= 2000 Bundamba state by-election =

A by-election was held in the Legislative Assembly of Queensland seat of Bundamba on 5 February 2000. It was triggered by the resignation of sitting Labor member Bob Gibbs. It was held concurrently with the Woodridge state by-election.

The seat was retained by Labor Party with the election of candidate Jo-Ann Miller.

==Background==

Bob Gibbs first entered parliament at the 1977 state election when he was elected as the Labor member for the seat of Wolston. Wolston was abolished at the 1992 state election, partly replaced by the new seat of Bundamba which Gibbs won and held thereafter.

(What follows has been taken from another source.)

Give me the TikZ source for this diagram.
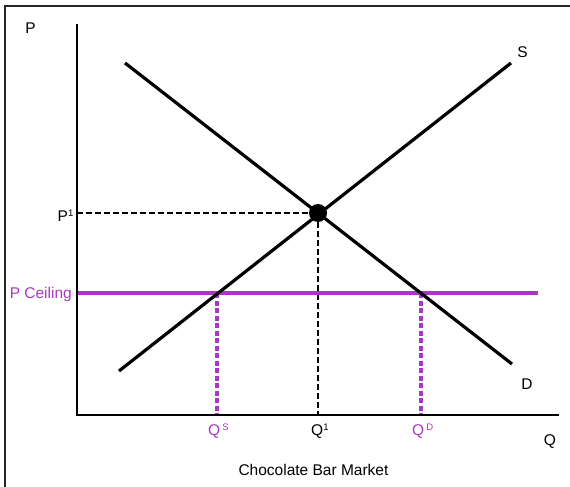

Typically a safe Labor seat, the rise of One Nation at the 1998 state election made the contest for Bundamba closer than usual; Gibbs prevailed with 56.2% of the two party preferred vote.

On 14 December 2000, Gibbs announced his resignation from parliament in order to become Queensland's North American Trade Commissioner.

==Results==

In the absence of a One Nation candidate—Heather Hill represented the One Nation breakaway faction that would later be registered as the City Country Alliance—the major parties' share of the vote increased. Consequently, the seat reverted to its typical safe Labor status.

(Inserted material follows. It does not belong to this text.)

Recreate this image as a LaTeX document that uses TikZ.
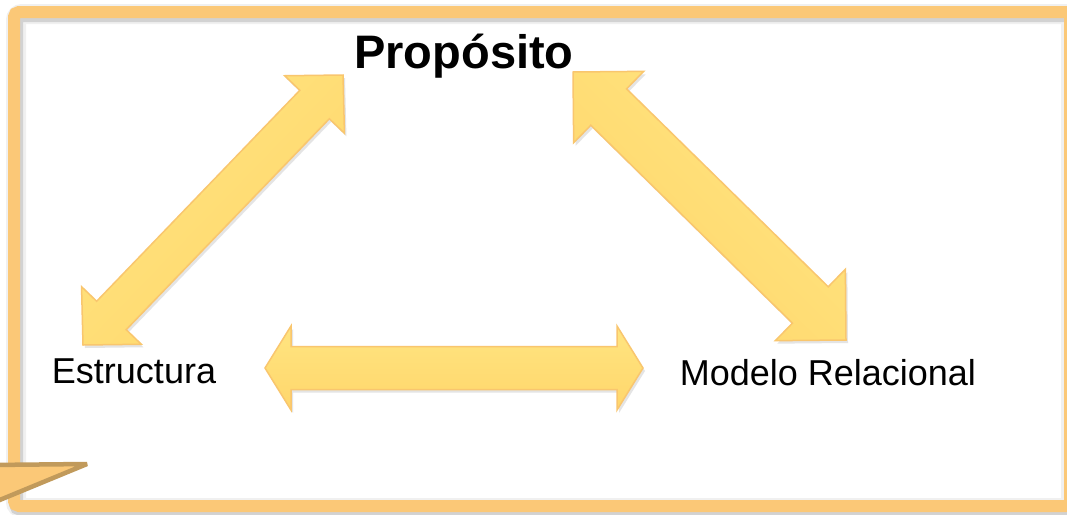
\documentclass[tikz,border=0pt]{standalone}
\usepackage{fontspec}
\setmainfont{Liberation Sans}
\usetikzlibrary{calc,shadows}

\definecolor{frameorange}{HTML}{FBC877}
\definecolor{tailbrown}{HTML}{C19A5B}
\definecolor{arrowedge}{HTML}{F9C66E}
\definecolor{arrowlight}{HTML}{FFEA8A}
\definecolor{arrowmid}{HTML}{FFE581}
\definecolor{arrowdark}{HTML}{FFD66B}

% Double-headed block arrow between two named tips:
% #1,#2 tips, #3 half shaft width, #4 half head width, #5 head length, #6 shading angle
\newcommand\blockarrow[6]{%
  \path[barrow, shading angle=#6]
    (#1)
    -- ($(#1)!#5!(#2)!#4!90:(#2)$)
    -- ($(#1)!#5!(#2)!#3!90:(#2)$)
    -- ($(#2)!#5!(#1)!#3!-90:(#1)$)
    -- ($(#2)!#5!(#1)!#4!-90:(#1)$)
    -- (#2)
    -- ($(#2)!#5!(#1)!#4!90:(#1)$)
    -- ($(#2)!#5!(#1)!#3!90:(#1)$)
    -- ($(#1)!#5!(#2)!#3!-90:(#2)$)
    -- ($(#1)!#5!(#2)!#4!-90:(#2)$)
    -- cycle;}

\begin{document}
\begin{tikzpicture}[x=1pt,y=-1pt,
  barrow/.style={draw=arrowedge, line width=1.5pt, line join=miter,
    top color=arrowmid, middle color=arrowlight, bottom color=arrowdark,
    drop shadow={shadow xshift=2pt, shadow yshift=-3pt, opacity=0.15, fill=black!70}},
  framebar/.style={draw=frameorange, line width=12pt, rounded corners=5pt},
  labeltext/.style={font=\fontsize{36}{40}\selectfont, text=black, inner sep=0pt},
  titletext/.style={font=\fontsize{47}{52}\selectfont\bfseries, text=black, inner sep=0pt}]

\useasboundingbox (0,0) rectangle (1067,514);
\clip (0,0) rectangle (1067,514);
\fill[white] (0,0) rectangle (1067,514);

% soft shadow of the frame
\draw[black, opacity=0.06, line width=20pt, rounded corners=6pt] (16,14) rectangle (1071,508);
\draw[black, opacity=0.12, line width=14pt, rounded corners=5pt] (16,15) rectangle (1072,509);

% frame
\draw[framebar] (14,12) rectangle (1070,506);

% callout tail
\filldraw[fill=frameorange, draw=tailbrown, line width=4.5pt, line join=bevel]
  (-10,465) -- (87,464) -- (-10,504) -- cycle;

% labels
\node[titletext, anchor=base] (prop) at (464,68) {Propósito};
\node[labeltext, anchor=base] (estr) at (134,383) {Estructura};
\node[labeltext, anchor=base] (modelo) at (828,385) {Modelo Relacional};

% arrow tips
\coordinate (L1) at (83,345);
\coordinate (L2) at (343,75);
\coordinate (R1) at (573,72);
\coordinate (R2) at (846,340);
\coordinate (H1) at (265,368);
\coordinate (H2) at (643,368);

% block arrows
\blockarrow{L1}{L2}{20.5pt}{41.5pt}{41pt}{46}
\blockarrow{R1}{R2}{25.5pt}{50pt}{50pt}{-44.5}
\blockarrow{H1}{H2}{21.5pt}{42pt}{26pt}{0}

\end{tikzpicture}
\end{document}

Bundamba state by-election, 2000
| Party |  | Candidate | Votes | % | ±% |
|  | Labor | Jo-Ann Miller | 11,217 | 57.25 | +9.09 |
|  | Liberal | Michele Cole | 2,909 | 14.85 | +2.98 |
|  |  | Heather Hill | 2,723 | 13.90 | +13.90 |
|  | Greens | Sean Curley | 1,134 | 5.79 | +2.84 |
|  | Independent | Colene Hughes | 870 | 4.44 | +4.44 |
|  | Independent | Bill Heck | 564 | 2.88 | +2.88 |
|  | Independent | Martin Poole | 177 | 0.90 | +0.90 |
| Total formal votes |  |  | 19,594 | 97.04 |  |
| Informal votes |  |  | 597 | 2.96 |  |
| Turnout |  |  | 20,191 | 84.74 |  |
Two-party-preferred result
|  | Labor | Jo-Ann Miller | 12,383 | 71.07 | +14.9 |
|  | Liberal | Michele Cole | 5,041 | 28.93 | +28.93 |
|  | Labor hold |  | Swing | N/A |  |

==Aftermath==
Labor's retention of Bundamba and Woodridge meant that the government of Peter Beattie retained its one-seat majority in parliament.